▶ Dataset extract
********************
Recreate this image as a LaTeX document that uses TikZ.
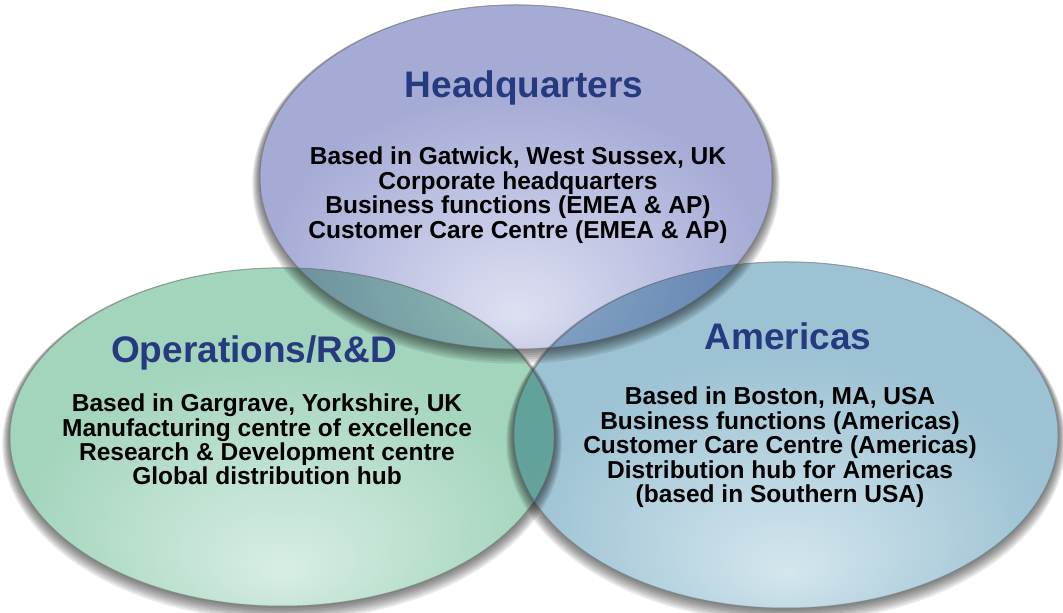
\documentclass[tikz,border=0pt]{standalone}
\usepackage{fontspec}
\setmainfont{Liberation Sans}
\definecolor{hqD}{RGB}{166,171,214}
\definecolor{hqL}{RGB}{222,224,242}
\definecolor{grD}{RGB}{163,212,188}
\definecolor{grL}{RGB}{216,238,228}
\definecolor{blD}{RGB}{156,194,211}
\definecolor{blL}{RGB}{212,230,238}
\definecolor{ttl}{RGB}{38,58,128}
\pgfdeclareradialshading{hqsh}{\pgfpoint{0bp}{-20bp}}{color(0bp)=(hqL); color(24bp)=(hqD); color(60bp)=(hqD)}
\pgfdeclareradialshading{grsh}{\pgfpoint{0bp}{-20bp}}{color(0bp)=(grL); color(24bp)=(grD); color(60bp)=(grD)}
\pgfdeclareradialshading{blsh}{\pgfpoint{0bp}{-20bp}}{color(0bp)=(blL); color(24bp)=(blD); color(60bp)=(blD)}
\newcommand\mysoftshadow[4]{%
  \foreach \k in {1,...,7}{%
    \fill[black, fill opacity=0.085, even odd rule, blend mode=multiply]
      (#1,{#2-1.0*\k}) ellipse ({#3+1.1*\k} and {#4+1.1*\k}) (#1,#2) ellipse (#3 and #4);
  }}
\begin{document}
\begin{tikzpicture}[x=1pt,y=1pt,
  ttlstyle/.style={font=\fontsize{37}{37}\selectfont\bfseries, text=ttl, inner sep=0pt, anchor=base},
  bodystyle/.style={font=\fontsize{24.5}{24.5}\selectfont\bfseries, text=black, inner sep=0pt, anchor=base},
  rim/.style={draw opacity=0.35, line width=1pt}]
\useasboundingbox (0,0) rectangle (1063,613);
\fill[white] (0,0) rectangle (1063,613);
% shadows
\mysoftshadow{282}{176}{272}{169}
\mysoftshadow{786}{178}{272}{173}
\mysoftshadow{516}{436}{256}{172}
% ellipses
\path[shading=grsh, blend mode=multiply] (282,176) ellipse (272 and 169);
\path[shading=blsh, blend mode=multiply] (786,178) ellipse (272 and 173);
\path[shading=hqsh, blend mode=multiply] (516,436) ellipse (256 and 172);
\draw[rim, grD!70!black] (282,176) ellipse (272 and 169);
\draw[rim, blD!70!black] (786,178) ellipse (272 and 173);
\draw[rim, hqD!70!black] (516,436) ellipse (256 and 172);
% texts
\node[ttlstyle] (hqt) at (524,515) {Headquarters};
\foreach \t [count=\i] in {{Based in Gatwick, West Sussex, UK},{Corporate headquarters},{Business functions (EMEA \& AP)},{Customer Care Centre (EMEA \& AP)}}
  \node[bodystyle] (hq\i) at (518,{448-24.4*(\i-1)}) {\t};
\node[ttlstyle] (opt) at (254,250) {Operations/R\&D};
\foreach \t [count=\i] in {{Based in Gargrave, Yorkshire, UK},{Manufacturing centre of excellence},{Research \& Development centre},{Global distribution hub}}
  \node[bodystyle] (op\i) at (267,{201-24.2*(\i-1)}) {\t};
\node[ttlstyle] (amt) at (788,263) {Americas};
\foreach \t [count=\i] in {{Based in Boston, MA, USA},{Business functions (Americas)},{Customer Care Centre (Americas)},{Distribution hub for Americas},{(based in Southern USA)}}
  \node[bodystyle] (am\i) at (780,{208-24.5*(\i-1)}) {\t};
\end{tikzpicture}
\end{document}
********************
▶ Aim
Repeat the material above verbatim, with no pictures in the output.

▶ Problem solution
Recreate this image as a LaTeX document that uses TikZ.
\documentclass[tikz,border=0pt]{standalone}
\usepackage{fontspec}
\setmainfont{Liberation Sans}
\definecolor{hqD}{RGB}{166,171,214}
\definecolor{hqL}{RGB}{222,224,242}
\definecolor{grD}{RGB}{163,212,188}
\definecolor{grL}{RGB}{216,238,228}
\definecolor{blD}{RGB}{156,194,211}
\definecolor{blL}{RGB}{212,230,238}
\definecolor{ttl}{RGB}{38,58,128}
\pgfdeclareradialshading{hqsh}{\pgfpoint{0bp}{-20bp}}{color(0bp)=(hqL); color(24bp)=(hqD); color(60bp)=(hqD)}
\pgfdeclareradialshading{grsh}{\pgfpoint{0bp}{-20bp}}{color(0bp)=(grL); color(24bp)=(grD); color(60bp)=(grD)}
\pgfdeclareradialshading{blsh}{\pgfpoint{0bp}{-20bp}}{color(0bp)=(blL); color(24bp)=(blD); color(60bp)=(blD)}
\newcommand\mysoftshadow[4]{%
  \foreach \k in {1,...,7}{%
    \fill[black, fill opacity=0.085, even odd rule, blend mode=multiply]
      (#1,{#2-1.0*\k}) ellipse ({#3+1.1*\k} and {#4+1.1*\k}) (#1,#2) ellipse (#3 and #4);
  }}
\begin{document}
\begin{tikzpicture}[x=1pt,y=1pt,
  ttlstyle/.style={font=\fontsize{37}{37}\selectfont\bfseries, text=ttl, inner sep=0pt, anchor=base},
  bodystyle/.style={font=\fontsize{24.5}{24.5}\selectfont\bfseries, text=black, inner sep=0pt, anchor=base},
  rim/.style={draw opacity=0.35, line width=1pt}]
\useasboundingbox (0,0) rectangle (1063,613);
\fill[white] (0,0) rectangle (1063,613);
% shadows
\mysoftshadow{282}{176}{272}{169}
\mysoftshadow{786}{178}{272}{173}
\mysoftshadow{516}{436}{256}{172}
% ellipses
\path[shading=grsh, blend mode=multiply] (282,176) ellipse (272 and 169);
\path[shading=blsh, blend mode=multiply] (786,178) ellipse (272 and 173);
\path[shading=hqsh, blend mode=multiply] (516,436) ellipse (256 and 172);
\draw[rim, grD!70!black] (282,176) ellipse (272 and 169);
\draw[rim, blD!70!black] (786,178) ellipse (272 and 173);
\draw[rim, hqD!70!black] (516,436) ellipse (256 and 172);
% texts
\node[ttlstyle] (hqt) at (524,515) {Headquarters};
\foreach \t [count=\i] in {{Based in Gatwick, West Sussex, UK},{Corporate headquarters},{Business functions (EMEA \& AP)},{Customer Care Centre (EMEA \& AP)}}
  \node[bodystyle] (hq\i) at (518,{448-24.4*(\i-1)}) {\t};
\node[ttlstyle] (opt) at (254,250) {Operations/R\&D};
\foreach \t [count=\i] in {{Based in Gargrave, Yorkshire, UK},{Manufacturing centre of excellence},{Research \& Development centre},{Global distribution hub}}
  \node[bodystyle] (op\i) at (267,{201-24.2*(\i-1)}) {\t};
\node[ttlstyle] (amt) at (788,263) {Americas};
\foreach \t [count=\i] in {{Based in Boston, MA, USA},{Business functions (Americas)},{Customer Care Centre (Americas)},{Distribution hub for Americas},{(based in Southern USA)}}
  \node[bodystyle] (am\i) at (780,{208-24.5*(\i-1)}) {\t};
\end{tikzpicture}
\end{document}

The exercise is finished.